Exactly retype the lines from the top of the data through the line containing "(835,415) -- (g21);", leaving out every picture.

————————

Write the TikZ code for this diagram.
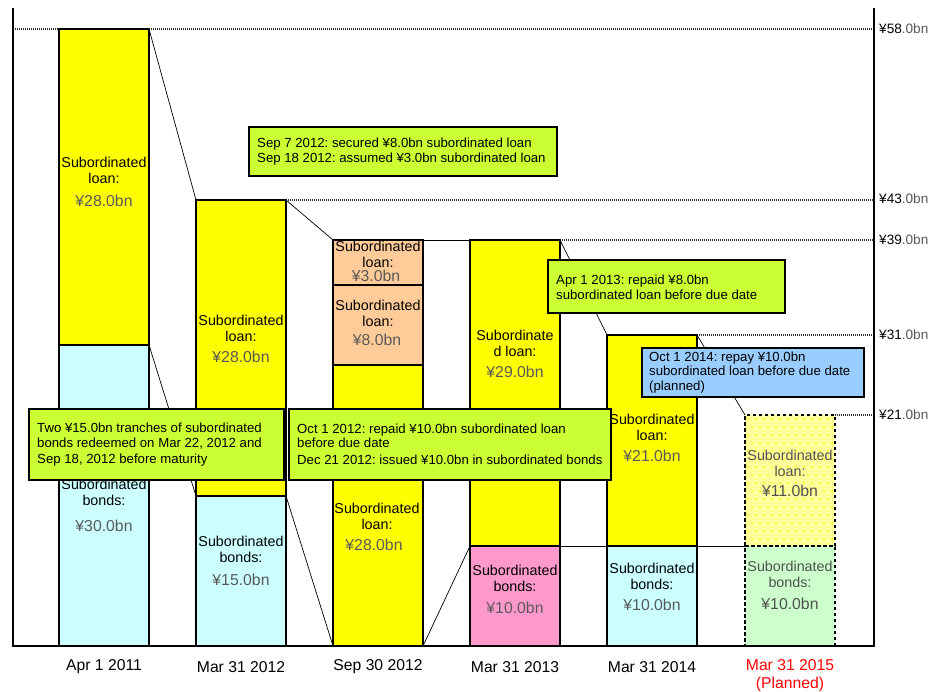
\documentclass[tikz,border=0pt]{standalone}
\usepackage{fontspec}
\setmainfont{Liberation Sans}
\frenchspacing
\definecolor{loanyellow}{HTML}{FFFF00}
\definecolor{bondcyan}{HTML}{CCFFFF}
\definecolor{peach}{HTML}{FFCC99}
\definecolor{bondpink}{HTML}{FF99CC}
\definecolor{notelime}{HTML}{CCFF33}
\definecolor{noteblue}{HTML}{99CCFF}
\definecolor{planyellow}{HTML}{FFFF99}
\definecolor{plandot}{HTML}{FFEE00}
\definecolor{plangreen}{HTML}{CCFFCC}
\definecolor{valgray}{HTML}{595959}
\definecolor{plangray}{HTML}{505050}
\definecolor{guidegray}{HTML}{303030}
\begin{document}
\begin{tikzpicture}[x=1pt,y=-1pt,
  bar/.style={draw=black, line width=1.4pt, outer sep=0pt, inner sep=0pt,
    minimum width=90pt, anchor=north west},
  planbar/.style={bar, dashed, dash pattern=on 3.5pt off 2.5pt},
  barlbl/.style={font=\fontsize{14.3}{16}\selectfont, align=center, inner sep=0pt, text=black},
  barval/.style={font=\fontsize{15.8}{18}\selectfont, inner sep=0pt, text=valgray},
  notebox/.style={draw=black, line width=1.6pt, fill=notelime, inner sep=0pt,
    anchor=north west, outer sep=0pt},
  notetext/.style={align=left, font=\fontsize{13.2}{15.5}\selectfont, anchor=west, inner sep=0pt},
  guide/.style={dash pattern=on 1.2pt off 0.8pt, line width=1.8pt, guidegray},
  link/.style={line width=0.7pt, black},
  axisline/.style={line width=1.6pt, black},
  datelbl/.style={font=\fontsize{15.7}{18}\selectfont, inner sep=0pt, align=center},
  levellbl/.style={font=\fontsize{13.6}{16}\selectfont, inner sep=0pt, anchor=west}]
\useasboundingbox (0,0) rectangle (931,692);

% axis frame
\coordinate (axTL) at (13,8);
\coordinate (axBL) at (13,646);
\coordinate (axBR) at (874,646);
\coordinate (axTR) at (874,8);
\coordinate (g58) at (874,29);
\coordinate (g43) at (874,200);
\coordinate (g39) at (874,240);
\coordinate (g31) at (874,335);
\coordinate (g21) at (874,415);
\coordinate (g58l) at (13,29);

% level guides
\draw[guide] (g58l) -- (g58);
\draw[guide] (286,200) -- (g43);
\draw[guide] (560,240) -- (g39);
\draw[guide] (697,335) -- (g31);
\draw[guide] (835,415) -- (g21);

% bars: Apr 1 2011
\node[bar, fill=loanyellow, minimum height=316pt] (l1) at (59,29) {};
\node[bar, fill=bondcyan, minimum height=301pt] (b1) at (59,345) {};
% Mar 31 2012
\node[bar, fill=loanyellow, minimum height=296pt] (l2) at (196,200) {};
\node[bar, fill=bondcyan, minimum height=150pt] (b2) at (196,496) {};
% Sep 30 2012
\node[bar, fill=peach, minimum height=45pt] (l3a) at (333,240) {};
\node[bar, fill=peach, minimum height=80pt] (l3b) at (333,285) {};
\node[bar, fill=loanyellow, minimum height=281pt] (l3c) at (333,365) {};
% Mar 31 2013
\node[bar, fill=loanyellow, minimum height=306pt] (l4) at (470,240) {};
\node[bar, fill=bondpink, minimum height=100pt] (b4) at (470,546) {};
% Mar 31 2014
\node[bar, fill=loanyellow, minimum height=211pt] (l5) at (607,335) {};
\node[bar, fill=bondcyan, minimum height=100pt] (b5) at (607,546) {};
% Mar 31 2015 (planned)
\fill[planyellow] (745,415) rectangle (835,546);
\begin{scope}
  \clip (745,415) rectangle (835,546);
  \foreach \r in {0,...,17} {
    \foreach \c in {0,...,12} {
      \fill[plandot] ({748+\c*8+mod(\r,2)*4},{419+\r*8}) circle (1pt);
    }
  }
\end{scope}
\fill[plangreen] (745,546) rectangle (835,646);
\node[planbar, minimum height=131pt] (l6) at (745,415) {};
\node[planbar, minimum height=100pt] (b6) at (745,546) {};

% axes
\draw[axisline] (axTL) -- (axBL) -- (axBR) -- (axTR);

% bar texts
\node[barlbl] (l1t) at (104,170) {Subordinated\\loan:};
\node[barval] (l1v) at (104,201) {¥28.0bn};
\node[barlbl] (b1t) at (104,492) {Subordinated\\bonds:};
\node[barval] (b1v) at (104,526) {¥30.0bn};
\node[barlbl] (l2t) at (241,328) {Subordinated\\loan:};
\node[barval] (l2v) at (241,357) {¥28.0bn};
\node[barlbl] (b2t) at (241,549) {Subordinated\\bonds:};
\node[barval] (b2v) at (241,580) {¥15.0bn};
\node[barlbl] (l3at) at (378,254) {Subordinated\\loan:};
\node[barval] (l3av) at (376,276) {¥3.0bn};
\node[barlbl] (l3bt) at (378,313) {Subordinated\\loan:};
\node[barval] (l3bv) at (377,340) {¥8.0bn};
\node[barlbl] (l3ct) at (377,516) {Subordinated\\loan:};
\node[barval] (l3cv) at (374,545) {¥28.0bn};
\node[barlbl] (l4t) at (515,343) {Subordinate\\d loan:};
\node[barval] (l4v) at (515,372) {¥29.0bn};
\node[barlbl] (b4t) at (515,578) {Subordinated\\bonds:};
\node[barval] (b4v) at (515,608) {¥10.0bn};
\node[barlbl] (l5t) at (652,427) {Subordinated\\loan:};
\node[barval] (l5v) at (652,456) {¥21.0bn};
\node[barlbl] (b5t) at (652,576) {Subordinated\\bonds:};
\node[barval] (b5v) at (652,605) {¥10.0bn};
\node[barlbl, text=plangray] (l6t) at (790,463) {Subordinated\\loan:};
\node[barval, text=plangray] (l6v) at (790,491) {¥11.0bn};
\node[barlbl, text=plangray] (b6t) at (790,574) {Subordinated\\bonds:};
\node[barval, text=plangray] (b6v) at (790,604) {¥10.0bn};

% links between consecutive bars
\draw[link] (l1.north east) -- (l2.north west);
\draw[link] (b1.north east) -- (b2.north west);
\draw[link] (l2.north east) -- (l3a.north west);
\draw[link] (b2.north east) -- (l3c.south west);
\draw[link] (l3a.north east) -- (l4.north west);
\draw[link] (l3c.south east) -- (b4.north west);
\draw[link] (l4.north east) -- (l5.north west);
\draw[link] (b4.north east) -- (b5.north west);
\draw[link] (l5.north east) -- (l6.north west);
\draw[link] (b5.north east) -- (b6.north west);

% event notes
\node[notebox, minimum width=308pt, minimum height=49pt] (n1) at (249,127) {};
\node[notetext] (n1t) at ([xshift=8pt]n1.west)
  {Sep 7 2012: secured ¥8.0bn subordinated loan\\Sep 18 2012: assumed ¥3.0bn subordinated loan};
\node[notebox, minimum width=255pt, minimum height=71pt] (n2) at (29,409) {};
\node[notetext] (n2t) at ([xshift=8pt]n2.west)
  {Two ¥15.0bn tranches of subordinated\\bonds redeemed on Mar 22, 2012 and\\Sep 18, 2012 before maturity};
\node[notebox, minimum width=322pt, minimum height=71pt] (n3) at (289,409) {};
\node[notetext] (n3t) at ([xshift=8pt]n3.west)
  {Oct 1 2012: repaid ¥10.0bn subordinated loan\\[-1.5pt]before due date\\[1.5pt]Dec 21 2012: issued ¥10.0bn in subordinated bonds};
\node[notebox, minimum width=237pt, minimum height=53pt] (n4) at (548,260) {};
\node[notetext] (n4t) at ([xshift=8pt,yshift=-1pt]n4.west)
  {Apr 1 2013: repaid ¥8.0bn\\subordinated loan before due date};
\node[notebox, fill=noteblue, minimum width=222pt, minimum height=49pt] (n5) at (642,348) {};
\node[notetext] (n5t) at ([xshift=7pt]n5.west)
  {Oct 1 2014: repay ¥10.0bn\\[-1pt]subordinated loan before due date\\[-1pt](planned)};

% level labels
\node[levellbl] (v58) at (879,29) {¥58{\color{valgray}.0bn}};
\node[levellbl] (v43) at (879,199) {¥43{\color{valgray}.0bn}};
\node[levellbl] (v39) at (879,240) {¥39{\color{valgray}.0bn}};
\node[levellbl] (v31) at (879,335) {¥31{\color{valgray}.0bn}};
\node[levellbl] (v21) at (879,415) {¥21{\color{valgray}.0bn}};

% dates
\node[datelbl] (d1) at (104,667) {Apr 1 2011};
\node[datelbl] (d2) at (241,667) {Mar 31 2012};
\node[datelbl] (d3) at (378,667) {Sep 30 2012};
\node[datelbl] (d4) at (515,667) {Mar 31 2013};
\node[datelbl] (d5) at (652,667) {Mar 31 2014};
\node[datelbl, text=red] (d6) at (790,676) {Mar 31 2015\\(Planned)};
\end{tikzpicture}
\end{document}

————————

(RESPONSE TO THE EXERCISE):
Write the TikZ code for this diagram.
\documentclass[tikz,border=0pt]{standalone}
\usepackage{fontspec}
\setmainfont{Liberation Sans}
\frenchspacing
\definecolor{loanyellow}{HTML}{FFFF00}
\definecolor{bondcyan}{HTML}{CCFFFF}
\definecolor{peach}{HTML}{FFCC99}
\definecolor{bondpink}{HTML}{FF99CC}
\definecolor{notelime}{HTML}{CCFF33}
\definecolor{noteblue}{HTML}{99CCFF}
\definecolor{planyellow}{HTML}{FFFF99}
\definecolor{plandot}{HTML}{FFEE00}
\definecolor{plangreen}{HTML}{CCFFCC}
\definecolor{valgray}{HTML}{595959}
\definecolor{plangray}{HTML}{505050}
\definecolor{guidegray}{HTML}{303030}
\begin{document}
\begin{tikzpicture}[x=1pt,y=-1pt,
  bar/.style={draw=black, line width=1.4pt, outer sep=0pt, inner sep=0pt,
    minimum width=90pt, anchor=north west},
  planbar/.style={bar, dashed, dash pattern=on 3.5pt off 2.5pt},
  barlbl/.style={font=\fontsize{14.3}{16}\selectfont, align=center, inner sep=0pt, text=black},
  barval/.style={font=\fontsize{15.8}{18}\selectfont, inner sep=0pt, text=valgray},
  notebox/.style={draw=black, line width=1.6pt, fill=notelime, inner sep=0pt,
    anchor=north west, outer sep=0pt},
  notetext/.style={align=left, font=\fontsize{13.2}{15.5}\selectfont, anchor=west, inner sep=0pt},
  guide/.style={dash pattern=on 1.2pt off 0.8pt, line width=1.8pt, guidegray},
  link/.style={line width=0.7pt, black},
  axisline/.style={line width=1.6pt, black},
  datelbl/.style={font=\fontsize{15.7}{18}\selectfont, inner sep=0pt, align=center},
  levellbl/.style={font=\fontsize{13.6}{16}\selectfont, inner sep=0pt, anchor=west}]
\useasboundingbox (0,0) rectangle (931,692);

% axis frame
\coordinate (axTL) at (13,8);
\coordinate (axBL) at (13,646);
\coordinate (axBR) at (874,646);
\coordinate (axTR) at (874,8);
\coordinate (g58) at (874,29);
\coordinate (g43) at (874,200);
\coordinate (g39) at (874,240);
\coordinate (g31) at (874,335);
\coordinate (g21) at (874,415);
\coordinate (g58l) at (13,29);

% level guides
\draw[guide] (g58l) -- (g58);
\draw[guide] (286,200) -- (g43);
\draw[guide] (560,240) -- (g39);
\draw[guide] (697,335) -- (g31);
\draw[guide] (835,415) -- (g21);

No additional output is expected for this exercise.